Multi-layer single sided with aluminum conductor with cable on top of sensor - This type of solution addresses both the aluminum via manufacturing issue and the cable X width but does require the addition of part of the cabling infrastructure to be located on the top of the sensors. This would partially obstruct the sensors for both view and touch probe location measurements. This design concept follows the simulation results that show that the impact of increased radiation length is a much larger factor for physics measurement significance than the tightness of the known pixel position envelope. A diagram of this concept (not to scale) is shown below:
[pic]
Figure 4 End view of a cable design with two single sided aluminum conductor cables. One cable is located under the sensors and the other is bonded to the
In this concept design, the power is arranged as busses and run on a cable that is located on the top of the sensors. The clock and Temp are also distributed along the top cable.
Top cable – VDD, VAA, GND, clock, temp, SPEAK (bonded to power) - ΔX distance not relevant, but should be minimized
Bottom cable – signal outputs, Clock return, marker, start, JTAG, RSTB – ΔX = 0.105” (2.67 mm)
The width X would be only along the bottom cable and would be 3.67 mm exceeding the existing envelope by 0.77 mm. If we neglect the width needed for Clock return and RSTB signals as would be the case for the production runs, the X width required is 0.113” (2.88 mm), which meets the current mechanical envelope.
In this arrangement, the highly segmented power and ground distribution required for the power cable in the previous via-less aluminum cable design is replaced with busses, a significant simplification.
Proposed technology assessment and development path
We have three possible design candidates that can meet the radiation length requirements.
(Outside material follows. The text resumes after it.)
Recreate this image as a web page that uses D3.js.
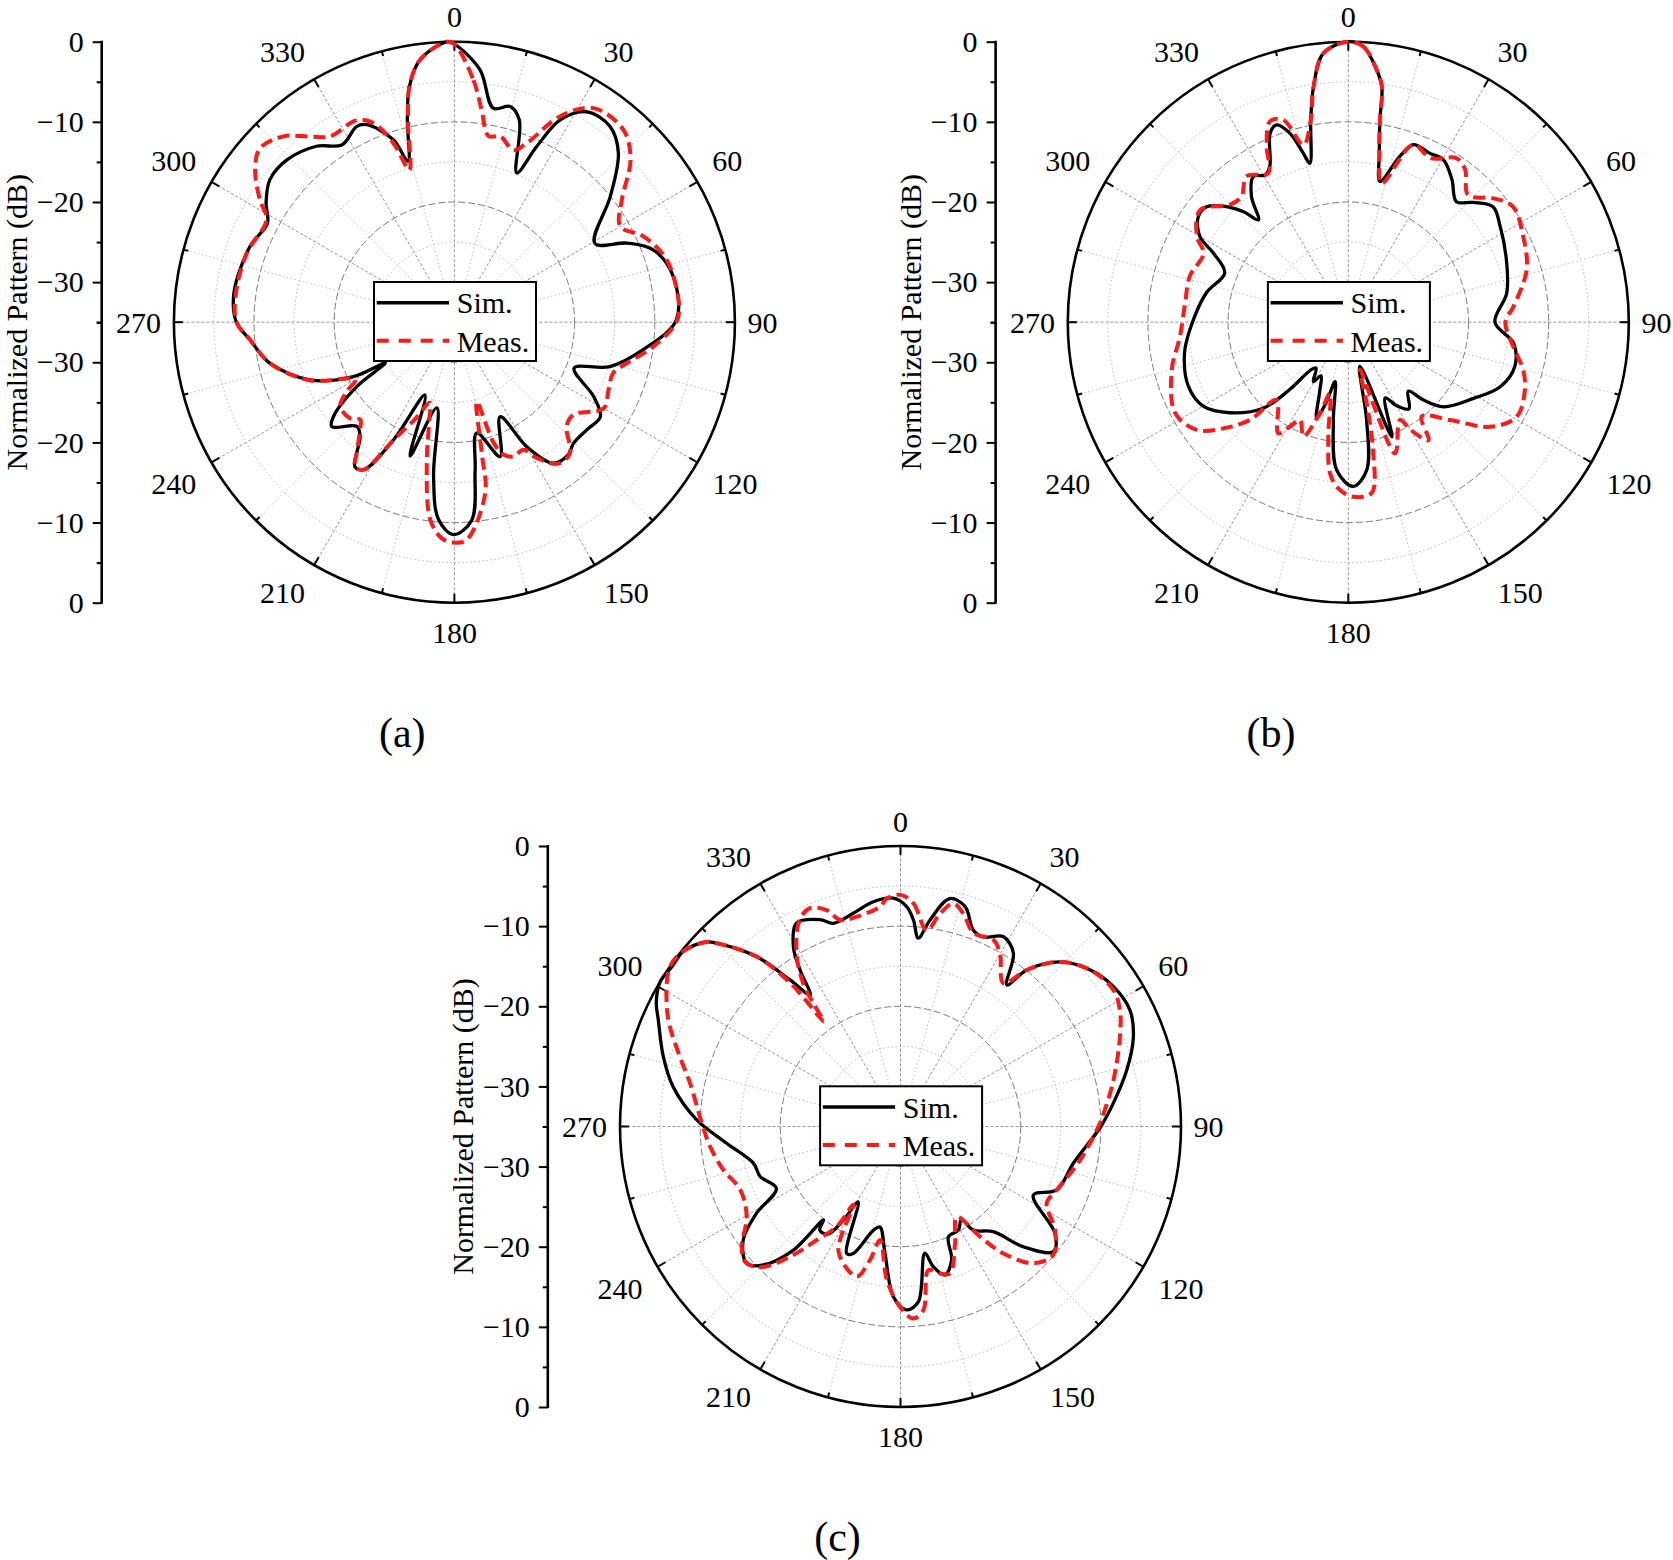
<!DOCTYPE html>
<html><head><meta charset="utf-8">
<script src="https://cdn.jsdelivr.net/npm/d3@7"></script>
<style>body{margin:0;background:#fff}svg{display:block}text{font-family:"Liberation Serif","Times New Roman",serif;fill:#000}</style>
</head><body>
<script>
// ---------- data (angle in degrees, value in dB) ----------
const angleTicks = [0,30,60,90,120,150,180,210,240,270,300,330];
const radialMajor = [0,-10,-20,-30];
const radialMinor = [-5,-15,-25,-35];
const legendLabels = ["Sim.","Meas."];
const captions = ["(a)","(b)","(c)"];

const aSimAng = [0,5.8,10.3,14.5,17.8,22.7,25.1,27.6,32.1,38.5,44.1,51.1,60.7,65.4,70,78.2,89.4,98.3,105.9,111,118.1,122.9,129,135.5,139.3,144.9,149.8,154.2,161.2,168.6,172,175,180.2,184.6,187.7,191.6,198.3,202,207.4,211.6,214.5,219.5,223.1,229.6,232.1,236.6,239.5,241.7,248.2,257.5,265.1,270,277.5,290.3,297.9,302.3,307.7,314.1,321.9,327.6,333.5,336.1,341.5,343.9,346.9,349.2,352.5,358.4];
const aSimDb  = [-0.3,-3.35,-7.85,-7.2,-8.5,-14.8,-10.8,-6.5,-4.0,-3.8,-5.6,-10.0,-14.9,-11.3,-8.6,-7.1,-7.3,-11.2,-14.8,-19.0,-15.3,-13.3,-13.7,-13.8,-13.2,-13.5,-17.0,-21.9,-17.3,-20.9,-16.4,-10.2,-8.5,-10.3,-15.6,-24.1,-17.4,-25.2,-18.4,-13.4,-13.1,-16.5,-17.2,-14.9,-15.9,-20.4,-25,-20.7,-15.6,-11.4,-9.4,-7.8,-7.25,-7.8,-8.6,-7.2,-5.9,-5.9,-7.1,-8.8,-7.7,-8.05,-11,-14.1,-9.1,-5.05,-2.0,0];
const aMeasAng = [0,4.5,7.3,10.4,13.8,18.9,22.0,27.2,33.0,41.3,47.3,53.8,60.0,65.6,73.6,85.2,90,97,103.4,107.8,113.7,120,127.9,132.9,138.6,143.7,148.8,151.6,156.3,159.7,162,164.3,168.2,169.8,176.8,180.3,183.4,187,191.1,194.4,197,202,207.4,211.6,214.5,216.7,221.2,224,227.4,233.6,237.2,239.9,248.2,257.5,265.1,270,277.6,288.4,298.6,302.2,307.4,311.8,317.4,322.1,326.2,334.2,337.9,341.2,343.5,346.9,349.2,352.5,358.4];
const aMeasDb  = [-0.3,-4.7,-8.3,-11.4,-11.1,-12.3,-10.9,-6.1,-3.15,-3.05,-5.1,-9.1,-11.1,-9.1,-7.4,-6.9,-7.3,-10.0,-12.9,-14.2,-14.0,-13.5,-16.2,-15.9,-13.2,-13.1,-15.2,-16.9,-16.7,-17.4,-19.2,-24.7,-18.3,-13.3,-7.8,-7.5,-8.0,-10.2,-17.1,-22.4,-24.5,-22,-18.4,-13.4,-13.1,-14.6,-17.1,-18.1,-17.3,-17.3,-19.0,-20.7,-15.5,-11.4,-9.4,-7.8,-7.5,-7.7,-8.3,-6.3,-3.7,-2.45,-3.5,-5.65,-7.1,-7.0,-8.2,-11.4,-15.2,-9.5,-5.05,-2.0,0];

const bSimAng = [0,3.1,6.4,8.1,8.9,10.4,12.7,17.3,20.1,25.8,30.3,36,41.9,46.2,51.4,57.8,68.5,79.6,90,97.3,104.9,113,121.3,131.6,136,139,145,150,154,159.2,165.3,169.4,172.9,178.3,184.5,188.7,192.5,195.5,198.3,202.7,207,210.5,215,218,221,224.7,232.6,239.8,248.1,259.3,268,281.6,291.7,297.1,300,305.2,309.2,312.8,316.5,318.7,322.4,326.9,330.5,333.3,337.5,340,342.8,345.1,346.4,349.5,351.6,354.7];
const bSimDb  = [0,-0.55,-3.3,-5.3,-9.5,-13.55,-17.0,-13.3,-11.4,-11.6,-11.5,-13.0,-14.8,-13.4,-11.9,-12.6,-13.8,-14.9,-16.7,-14.2,-13.5,-14.4,-16.7,-19.1,-21.5,-23.6,-21.8,-23.0,-24.5,-19.7,-29.3,-22.6,-16.4,-14.5,-16.5,-22.7,-27.4,-24.5,-22.4,-25.8,-27.5,-26.4,-28,-27.5,-23.9,-19.9,-16.4,-14.1,-13.5,-14.2,-15.3,-16.9,-18.4,-16.1,-13.6,-12.1,-12.2,-13.7,-16.0,-18.0,-15.2,-13.3,-13.9,-13.2,-9.5,-8.8,-10.3,-13.2,-14.6,-9.3,-5.3,-1.3];
const bMeasAng = [0,3.1,6.4,8.1,8.9,10.4,13.5,20.1,26.5,33.4,37.4,43.3,49.5,55,63.9,73.6,84.6,90,98.4,105.2,111,119.3,126.4,133.9,142.1,145.8,150,152.1,160.4,166.2,167.2,169.2,172.2,178.4,183.4,186.9,189.9,194.5,197.3,201.5,206.3,209.2,212.2,222.7,225.2,229.7,234.6,242.3,255,265,276.6,286.1,295.4,299.5,307.1,314.8,319.7,325.1,331.8,335.1,338.7,342.2,345.8,349.5,351.6,354.7];
const bMeasDb  = [0,-0.55,-3.3,-5.3,-9.5,-13.55,-17.2,-11.4,-12.1,-10.5,-11.0,-13.2,-11.2,-9.9,-10.7,-11.8,-14.3,-15.4,-14.2,-12.4,-11.4,-10.9,-13.0,-17.4,-20.1,-17.2,-19.5,-21.2,-17.6,-28.9,-24.6,-18.4,-13.5,-13.2,-14.2,-16.0,-20.5,-25.8,-23.1,-19.7,-21.4,-20.1,-18.6,-21.8,-17.7,-14.5,-11.8,-10.6,-12.2,-13.9,-14.5,-14.4,-15.0,-13.3,-11.8,-14.2,-14.4,-12.8,-13.9,-10.8,-8.1,-8.5,-12.2,-9.3,-5.3,-1.3];

const cSimAng = [1.6,3.6,5.4,8.1,12.2,16.4,20.3,23.6,28.4,33.1,36.9,38.9,44.1,50.5,56.7,63.1,68.9,76,83.8,90,102,112.1,117.3,124.7,129.3,134.4,138.6,144.9,146.8,150.8,156.5,159,163.3,166.8,169.1,174.2,178.1,182.4,187,191.6,194.7,200.4,203,209.3,211.4,214,217.9,219.5,220.9,224.7,228.3,234.2,238.9,243.5,250.4,255.9,264.5,272,279.9,286.4,293.7,297,301,305,309.1,313.6,314.9,319.7,323,325.5,327.3,329.2,332.9,338.7,341.7,347.5,353.1,358.2];
const cSimDb  = [-7.55,-9.2,-11.4,-9.0,-5.9,-6.4,-8.85,-9.2,-8.05,-9.2,-12.9,-9.9,-6.4,-4.3,-3.2,-2.9,-3.85,-5.9,-8.3,-10.0,-12.95,-13.95,-16.35,-11.55,-10.35,-13.55,-17.5,-19.2,-21.1,-20.2,-20.0,-17.2,-15.65,-17.0,-18.9,-13.0,-12.1,-13.75,-19.1,-22.2,-21.6,-18.1,-17.8,-24.2,-21.3,-18.8,-18.6,-19.9,-14.6,-10.7,-9.3,-10.8,-14.0,-17.7,-16.4,-16.1,-13.2,-9.5,-6.2,-4.15,-2.0,-0.8,0,-0.2,-0.2,-1.6,-2.6,-7.2,-12.1,-15.1,-11.8,-8.9,-6.5,-7.3,-8.3,-7.75,-6.75,-6.5];
const cMeasAng = [0,3.3,7.6,10.5,13.3,16.4,20.7,26.5,29.9,35.7,38.9,44.1,50.5,57.3,62,67.7,77.7,86.3,90,100.6,112.1,117.7,123.8,130,135.8,141,144.2,148.1,155,161.4,164.9,169,172.9,176.2,180.2,185.1,190.2,192.9,196.3,206.4,211,212.5,216.4,220.3,224.9,229,232.9,239.6,248.4,256.2,264,271,281.6,287.6,293.4,297.8,304.7,309.1,313.6,314.9,319.7,322.5,323.8,324.7,325.8,329,334,337.5,341.2,343.7,348.2,354.7,356.5];
const cMeasDb  = [-6.1,-7.1,-10.3,-8.0,-6.4,-7.3,-9.2,-9.0,-10.1,-13.0,-9.9,-6.4,-4.3,-3.45,-4.0,-5.4,-7.8,-9.6,-10.3,-12.2,-13.95,-14.4,-11.8,-10.1,-11.2,-14.6,-18.05,-21.7,-18.9,-15.65,-16.0,-16.75,-11.9,-11.0,-12.5,-15.8,-20.6,-17.9,-15.5,-17.6,-23.6,-20.2,-17.4,-13.7,-10.2,-9.3,-10.15,-12.75,-13.5,-12.25,-11.1,-10.2,-8.2,-6.1,-3.65,-2.0,0,-0.2,-1.6,-2.6,-7.2,-12.5,-18.8,-16.2,-13.4,-9.8,-6.3,-5.5,-6.5,-8.15,-8.25,-7.45,-6.5];

// ---------- drawing ----------
const W = 1673, H = 1560, R = 280.5, FS = 30;
const svg = d3.select("body").append("svg").attr("width", W).attr("height", H);
svg.append("rect").attr("width", W).attr("height", H).attr("fill", "#fff");

const rScale = d3.scaleLinear().domain([-35, 0]).range([0, R]);
const toPts = (ang, db) => ang.map((a, i) => ({a: a, v: db[i]}));
const radial = d3.lineRadial()
  .angle(d => d.a * Math.PI / 180)
  .radius(d => rScale(d.v))
  .curve(d3.curveCatmullRomClosed.alpha(0.5));

function panel(cx, cy, sim, meas) {
  const g = svg.append("g").attr("transform", `translate(${cx},${cy})`);
  const rad = a => a * Math.PI / 180;

  // minor spokes & rings
  d3.range(15, 360, 30).forEach(a => {
    g.append("line").attr("x1", 0).attr("y1", 0)
      .attr("x2", R * Math.sin(rad(a))).attr("y2", -R * Math.cos(rad(a)))
      .attr("stroke", "#b5b5b5").attr("stroke-width", 0.9).attr("stroke-dasharray", "1.5,2.5");
  });
  [-5, -15, -25].forEach(v => g.append("circle").attr("r", rScale(v)).attr("fill", "none")
      .attr("stroke", "#b0b0b0").attr("stroke-width", 0.9).attr("stroke-dasharray", "1.5,2.5"));
  // major spokes & rings
  d3.range(0, 360, 30).forEach(a => {
    g.append("line").attr("x1", 0).attr("y1", 0)
      .attr("x2", R * Math.sin(rad(a))).attr("y2", -R * Math.cos(rad(a)))
      .attr("stroke", "#8a8a8a").attr("stroke-width", 0.9).attr("stroke-dasharray", "3,2");
  });
  [-10, -20, -30].forEach(v => g.append("circle").attr("r", rScale(v)).attr("fill", "none")
      .attr("stroke", "#7a7a7a").attr("stroke-width", 1).attr("stroke-dasharray", "7,3"));

  // outer circle & ticks
  g.append("circle").attr("r", R).attr("fill", "none").attr("stroke", "#000").attr("stroke-width", 2.6);
  d3.range(0, 360, 15).forEach(a => {
    const len = a % 30 === 0 ? 9 : 5;
    g.append("line")
      .attr("x1", R * Math.sin(rad(a))).attr("y1", -R * Math.cos(rad(a)))
      .attr("x2", (R - len) * Math.sin(rad(a))).attr("y2", -(R - len) * Math.cos(rad(a)))
      .attr("stroke", "#000").attr("stroke-width", 2);
  });

  // curves
  g.append("path").attr("d", radial(sim)).attr("fill", "none")
    .attr("stroke", "#000").attr("stroke-width", 3.3).attr("stroke-linejoin", "round");
  g.append("path").attr("d", radial(meas)).attr("fill", "none")
    .attr("stroke", "#ff1a1a").attr("stroke-width", 4).attr("stroke-dasharray", "12,6");

  // legend
  const lg = g.append("g");
  lg.append("rect").attr("x", -80.4).attr("y", -40.2).attr("width", 162).attr("height", 79)
    .attr("fill", "#fff").attr("stroke", "#000").attr("stroke-width", 2);
  lg.append("line").attr("x1", -77.7).attr("x2", -5.4).attr("y1", -19.5).attr("y2", -19.5)
    .attr("stroke", "#000").attr("stroke-width", 3.6);
  lg.append("line").attr("x1", -77.7).attr("x2", -5.4).attr("y1", 18.5).attr("y2", 18.5)
    .attr("stroke", "#ff1a1a").attr("stroke-width", 4).attr("stroke-dasharray", "12,10");
  lg.append("text").attr("x", 2.3).attr("y", -9).attr("font-size", FS).text(legendLabels[0]);
  lg.append("text").attr("x", 2.3).attr("y", 29.5).attr("font-size", FS).text(legendLabels[1]);

  // angle labels: nearest corner of the label box lies just outside the circle
  angleTicks.forEach(a => {
    const s = Math.sin(rad(a)), c = Math.cos(rad(a));
    const sx = Math.abs(s) < 1e-6 ? 0 : Math.sign(s);
    const sy = Math.abs(c) < 1e-6 ? 0 : Math.sign(c);
    const hw = String(a).length * 15.6 / 2, hh = 13;
    const rc = sy === 0 ? R + 12 : R + 16.5;
    let x = rc * s + sx * hw;
    let y = -rc * c - sy * hh;
    if (a === 0) y += 4.5;
    g.append("text").attr("x", x).attr("y", y)
      .attr("text-anchor", "middle").attr("dy", "0.35em").attr("font-size", FS).text(a);
  });

  // radial axis (left)
  const ax = g.append("g").attr("transform", "translate(-352.7,0)");
  const topS = d3.scaleLinear().domain([-35, 0]).range([0, -R]);
  const botS = d3.scaleLinear().domain([-35, 0]).range([0, R]);
  [topS, botS].forEach(s => {
    const major = ax.append("g").call(d3.axisLeft(s).tickValues(radialMajor).tickSize(9).tickPadding(9).tickFormat(d3.format("d")));
    const minor = ax.append("g").call(d3.axisLeft(s).tickValues(radialMinor).tickSize(5).tickFormat(""));
    [major, minor].forEach(m => {
      m.select(".domain").remove();
      m.selectAll("line").attr("stroke", "#000").attr("stroke-width", 2);
      m.selectAll("text").attr("font-size", FS).attr("font-family", '"Liberation Serif", serif').attr("fill", "#000");
    });
  });
  ax.append("line").attr("x1", 0).attr("x2", 0).attr("y1", -R - 1).attr("y2", R + 1)
    .attr("stroke", "#000").attr("stroke-width", 2.6);
  g.append("text").attr("transform", `translate(-438,0) rotate(-90)`)
    .attr("text-anchor", "middle").attr("dy", "0.35em").attr("font-size", FS)
    .text("Normalized Pattern (dB)");
}

panel(454.4, 322.2, toPts(aSimAng, aSimDb), toPts(aMeasAng, aMeasDb));
panel(1348.3, 322.2, toPts(bSimAng, bSimDb), toPts(bMeasAng, bMeasDb));
panel(900.5, 1126.5, toPts(cSimAng, cSimDb), toPts(cMeasAng, cMeasDb));

const capPos = [[402.3, 732], [1271, 732], [837.5, 1536.5]];
captions.forEach((c, i) => {
  svg.append("text").attr("x", capPos[i][0]).attr("y", capPos[i][1])
    .attr("text-anchor", "middle").attr("dy", "0.35em").attr("font-size", 42).text(c);
});
</script>
</body></html>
One does not meet the current mechanical width requirement. The second is known to be very difficult to fabricate. The third meets the width requirement and should be less challenging to fabricate but obscures part of the sensors and can impact our measurement of pixel position. Producing a copper conductor based cable should be technically feasible with existing fabrication techniques, but exceeds the desired radiation length. The cable development path is documented here . Based on this path we propose that the following technology assessment steps be adopted.
1. Complete the infrastructure testing phase and establish the operating envelope for sensor infrastructure. Use this information to optimize the design of the initial fr-4 based cable prototype using the base design.
2. Analyze the mechanical impact of increasing the width of the cable by up to 2.4 mm.
3. Analyze the mechanical impact of mounting a cable on the top of the sensors.
4. Submit the prototype optimized FR-4 design to the aluminum conductor flex cable vendor(s) as a test fabrication to assess vendor capability and quality. If proof of principle is required before this step is reached, we could submit a simple capability design not based on our readout concept for fabrication earlier.
5. Locate possible vendors for a single sided cable fabrication. Submit test capability designs for fabrication.
6. Select design candidate and fabricate prototype.